Anybody have any experience working to improve pasture land? My wife and I just bought 16 acres...about 9 acres of uninmproved pasture, 7 wooded. Obviously, being that I hang out on this forum, I want the whole pasture to be as of high quality as possible. Obviously not turning it into 9 acres of bermuda mowed at 0.5", but wondering if anyone has any experience here? We'll be building a house on it starting later this summer, but in the meantime, needs to be bush hogged. Figured it probably wouldn't be a bad idea to put down some 2,4-d? Probably need to get a soil test done, too.

Plan is to eventually have some livestock and do some rotational grazing with them which should help, but that's probably two years down the road at least, so looking to do something in the interim.


----------



## dfw_pilot (Jan 28, 2017)

@J_nick


----------



## Wiley (Dec 2, 2019)

This is going to sound familiar but start with a soil test to see what you are working with. It will also help you determine what may grow well with minimal amendments. I would also get in touch with your local extension office as this is right in their wheelhouse.
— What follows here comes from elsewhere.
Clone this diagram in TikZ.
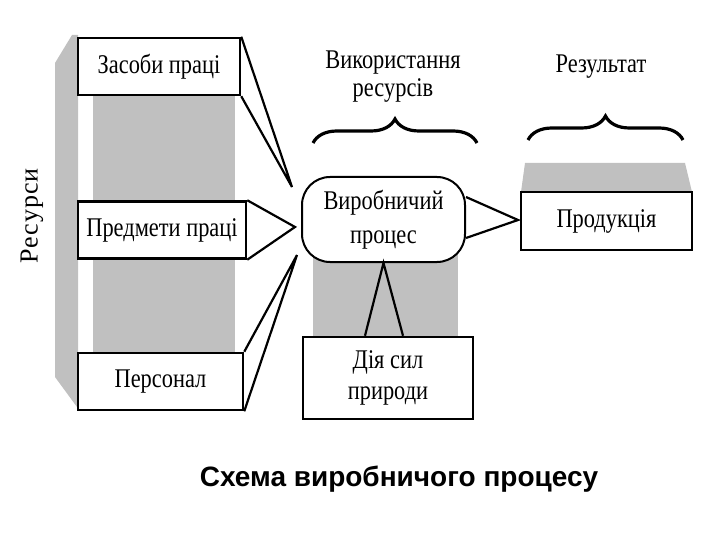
\documentclass[tikz,border=0pt]{standalone}
\usepackage{fontspec}
\setmainfont{Liberation Serif}
\newfontfamily\narrowserif[FakeStretch=0.83]{Liberation Serif}
\newfontfamily\spacedserif[LetterSpace=4]{Liberation Serif}
\newfontfamily\captionsans{Liberation Sans}
\usetikzlibrary{positioning, calc, decorations.pathreplacing}
\definecolor{shade}{RGB}{192,192,192}
\tikzset{
    resbox/.style={rectangle, draw, line width=2.5pt, fill=white, minimum width=165pt, minimum height=57pt, inner sep=0pt, font=\narrowserif\fontsize{27}{32}\selectfont},
    procbox/.style={rectangle, draw, line width=2pt, fill=white, rounded corners=28pt, minimum width=163pt, minimum height=85pt, inner sep=0pt, align=center, font=\narrowserif\fontsize{27}{34}\selectfont},
    heading/.style={align=center, inner sep=0pt, font=\narrowserif\fontsize{27}{28}\selectfont},
    wedge/.style={line width=2.2pt, line join=miter},
    curly/.style={line width=3.2pt, decorate, decoration={brace, amplitude=24pt}},
    column/.style={fill=shade, draw=none},
}

\begin{document}
\begin{tikzpicture}[x=1pt, y=-1pt]
    \useasboundingbox (0,0) rectangle (720,540);

    % Gray columns behind the boxes
    \fill[column] (55,63) -- (72,35) -- (78,35) -- (78,407) -- (77,407) -- (55,377) -- cycle;
    \fill[column] (93,40) rectangle (235,400);
    \fill[column] (313,250) rectangle (458,340);
    \fill[column] (525,163) -- (685,163) -- (692,192) -- (521,192) -- cycle;

    % Side label
    \node[rotate=90, inner sep=0pt, font=\spacedserif\fontsize{26}{26}\selectfont] (res) at (32,216) {Ресурси};

    % Resources
    \node[resbox, minimum width=162pt] (zasoby) at (159,66.5) {Засоби праці};
    \node[resbox, minimum width=168pt, below=104pt of zasoby, xshift=3pt] (predm) {Предмети праці};
    \node[resbox, below=92pt of predm, xshift=-1.5pt] (pers) {Персонал};

    % Process, nature and result
    \node[procbox] (proc) at (383.5,219.5) {Виробничий\\процес};
    \node[resbox, minimum width=170pt, minimum height=82pt, align=center, font=\narrowserif\fontsize{27}{31}\selectfont] (dia) at (388,378) {Дія сил\\природи};
    \node[resbox, minimum width=171pt, minimum height=58pt] (prod) at (606.5,221) {Продукція};

    % Headings with braces
    \node[heading] (use) at (393,77) {Використання\\ресурсів};
    \node[heading] (result) at (601,67) {Результат};
    \coordinate (ubl) at (313,143);
    \coordinate (ubr) at (477,143);
    \coordinate (rbl) at (528,140);
    \coordinate (rbr) at (683,140);
    \draw[curly] (ubl) -- (ubr);
    \draw[curly] (rbl) -- (rbr);

    % Wedges into the process
    \coordinate (tipz) at (292,187);
    \coordinate (tipp) at (295,227);
    \coordinate (tipc) at (297,255);
    \coordinate (tipr) at (518,220);
    \draw[wedge] (zasoby.north east) -- (tipz) -- (zasoby.south east);
    \draw[wedge] (predm.north east) -- (tipp) -- (predm.south east);
    \draw[wedge] (pers.north east) -- (tipc) -- (pers.south east);
    \draw[wedge] ($(proc.east)+(0,-22.5)$) -- (tipr) -- ($(proc.east)+(0,18.5)$);
    \draw[wedge] ($(dia.north)+(-23,0)$) -- (proc.south) -- ($(dia.north)+(15,0)$);

    % Caption
    \node[font=\captionsans\bfseries\fontsize{28}{30}\selectfont] (caption) at (399,479) {Схема виробничого процесу};
\end{tikzpicture}
\end{document}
It will also be important to determine what you are going to do for irrigation or have a plan b for feed if irrigation is not present.

The livestock game can be a pretty expensive hobby so another good option to explore is leasing your land for grazing as a starting point.


----------



## J_nick (Jan 28, 2017)

It would be nice to to pre emerge but we have yet to do it since we moved here in late 2014. Our main pasture is around 6-7 acres of Bermuda and weeds. We have some horses on it and they keep it down reasonably well. We still brush hog it at least twice a year once the marestails get unsightly. We leave them on in the winter and substitute with Bermuda hay and some grain.


----------



## zenmower (Jul 22, 2018)

One word....Clover.

There are a lot of irrigation options, how big is your wallet?


----------



## MarshalOfFire (Apr 22, 2020)

Local fire department do prescribed burns for training? Could eliminate invasive species and encourage the release of a native seed bank.


----------



## GaJake (May 19, 2020)

My dad has about 10 acres of pasture for his horses. He's neglected it for a couple of years. I just sprayed with Pasture Pro (2 4 D) at about 12 oz per 10 gallons.

My goal is to knock out the broad leafs and try to allow the native bermuda and crab grasses to thrive.


----------